The AI Power Proxy: Decoupling Energy Valuations from Generation

AI-generated image · Bay Street Wire
A surge in energy IPOs suggests investors are no longer betting on utilities, but are instead using power infrastructure as a high-leverage proxy for the AI boom.
Q: How significant is the current surge in energy sector IPOs?
A: As Ars Technica first reported, the scale is historic. According to data from Dealogic, energy firms raised $12.6 billion through initial public offerings in the first half of 2026. This represents the highest first-half figure ever recorded and the highest half-year level since the dotcom bubble peaked in late 1999. To put the acceleration in perspective, the total amount raised in the first six months of 2026 already far exceeds the $4.3 billion raised during the entirety of 2025.
Q: What is driving this sudden influx of capital into the energy markets?
A: Investors are treating energy as a critical bottleneck for the multi-trillion-dollar AI investment boom. As reported by Ars Technica, the shift is sequential: investors first targeted AI-linked chip makers like Nvidia, but subsequently realized that these chips require massive amounts of power to operate. Chris Dendrinos, a clean energy analyst at RBC, notes that this realization has created a "huge tailwind" for energy companies.
Q: To what extent is AI actually straining the power grid?
A: The demand is substantial. Ars Technica reports that a single AI-focused data center typically requires approximately 876,000 megawatt hours annually—a figure comparable to the total household electricity consumption of Salt Lake City or Glasgow. Consequently, the consultancy ICF projects that U.S. electricity demand will rise by 39 percent between 2026 and 2035, driven largely by the expansion of data centers.
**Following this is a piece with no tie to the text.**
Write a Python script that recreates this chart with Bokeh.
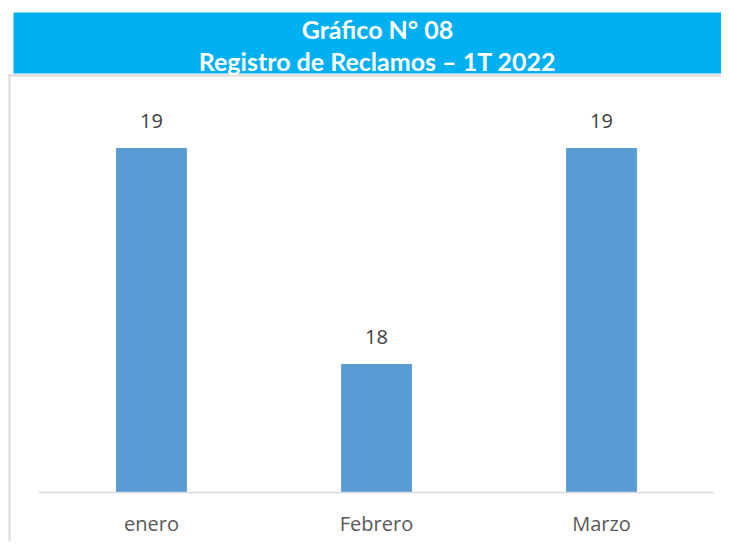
from bokeh.plotting import figure
from bokeh.models import ColumnDataSource, Range1d
from bokeh.core.properties import value
from bokeh.embed import file_html
from bokeh.resources import INLINE

# Data
months = ["enero", "Febrero", "Marzo"]
reclamos = [19, 18, 19]
title_lines = ["Gráfico N° 08", "Registro de Reclamos – 1T 2022"]
axis_min = 17.4074

BAR = "#5B9BD5"
BAND = "#00B0F0"
GRID = "#D9D9D9"

W, H = 721, 541
PX_X = 225.0   # pixels per category
PX_Y = 216.0   # pixels per unit
X_START = -151.0 / PX_X
Y_END = axis_min + 492.0 / PX_Y


def fx(px):
    return X_START + px / PX_X


def fy(py):
    return Y_END - py / PX_Y


idx = list(range(len(months)))
src = ColumnDataSource(dict(i=idx, m=months, v=reclamos, lab=[str(v) for v in reclamos],
                            base=[axis_min] * len(months)))

p = figure(width=W, height=H, x_range=Range1d(fx(0), fx(W)), y_range=Range1d(fy(H), fy(0)),
           output_backend="svg", toolbar_location=None, min_border=0)
p.axis.visible = False
p.grid.visible = False
p.outline_line_color = None

# chart-area border (left and top edges)
p.segment(x0=[fx(9), fx(8)], y0=[fy(74), fy(75)], x1=[fx(9), fx(W)], y1=[fy(H), fy(75)],
          line_color=GRID, line_width=2)
# title band
p.quad(left=fx(13), right=fx(W), top=fy(12), bottom=fy(73), fill_color=BAND, line_color=None)
p.text(x=[fx(377), fx(377)], y=[fy(28), fy(60)], text=title_lines,
       text_font=value("Lato"), text_font_style="bold", text_font_size="25px",
       text_color="white", text_align="center", text_baseline="middle")

# bars
p.vbar(x="i", top="v", bottom="base", width=0.31, color=BAR, source=src)
p.text(x="i", y="v", text="lab", source=src, y_offset=-27,
       text_font=value("Open Sans"), text_font_size="20px", text_color="#404040",
       text_align="center", text_baseline="middle")

# category axis
p.segment(x0=[-0.5], y0=[axis_min], x1=[len(months) - 0.5], y1=[axis_min],
          line_color=GRID, line_width=1.5)
p.text(x="i", y="base", text="m", source=src, y_offset=31,
       text_font=value("Open Sans"), text_font_size="20px", text_color="#595959",
       text_align="center", text_baseline="middle")

open("out.html", "w").write(file_html(p, INLINE))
Q: Is this investment focused on traditional utilities, or is it targeting specific infrastructure?
A: The focus has shifted toward "picks and shovels" infrastructure. Manish Kabra, head of US equity strategy at Société Générale, states that strategic allocations are currently centered on AI-related infrastructure investment, U.S. reshoring, and power-capacity expansion. This trend is further evidenced by the launch of a "power infrastructure ETF" by GMO, which targets electrification infrastructure, the grid, and power generation.
Q: Which specific companies are capitalizing on this trend through public offerings?
A: Several firms with diverse energy and hardware plays have entered the market, as detailed by Ars Technica:
* **Forgent Power Solutions**: A manufacturer of electrical distribution equipment (such as switchgears and transformers) for data centers, which raised $1.7 billion in February. * **Innio**: A German manufacturer of gas engines that completed a nearly $2.8 billion flotation in June, appealing to data centers looking to bypass the strained public grid via on-site power. * **Fervo**: A developer of "next-generation" geothermal power using oil and gas drilling techniques. The company raised nearly $2.2 billion in May. * **Standard Nuclear**: An energy group expected to go public in the U.S. in late July 2026.
Q: Is there a risk that these valuations are becoming speculative?
A: Yes. Julien Dumoulin-Smith, a Jefferies research analyst, observes that the current market is funding and underwriting "speculative projects" that are no longer confined to private equity or venture capital. A primary example is Fervo; while conventional geothermal is established, Fervo's next-generation approach is currently limited to pilot-stage projects in the U.S. Despite this, CEO Tim Latimer told the FT that public markets allow the company to accelerate growth, with plans to spend $1.2 billion over the coming year on a power station in Utah.
Q: Why are investors choosing energy stocks over the tech giants (hyperscalers) driving the AI boom?
A: There are two primary drivers: valuation and risk. According to Bloomberg data cited by Ars Technica, the energy sector trades at a price-to-earnings ratio of 18 times, which is significantly lower than the information technology sector's 40 times. Additionally, there is growing skepticism regarding whether the hyperscalers can translate their massive capital expenditures into actual profits, leading traders to seek smaller companies or alternative sectors that will benefit from the investment wave regardless of the hyperscalers' margins.
Q: How will the 2026 IPO vintage be viewed in hindsight?
A: Bill Smith, head of the IPO data provider Renaissance Capital, suggests that 2026 will be remembered not only for the SpaceX IPO but as "the year that financed the AI revolution's infrastructure."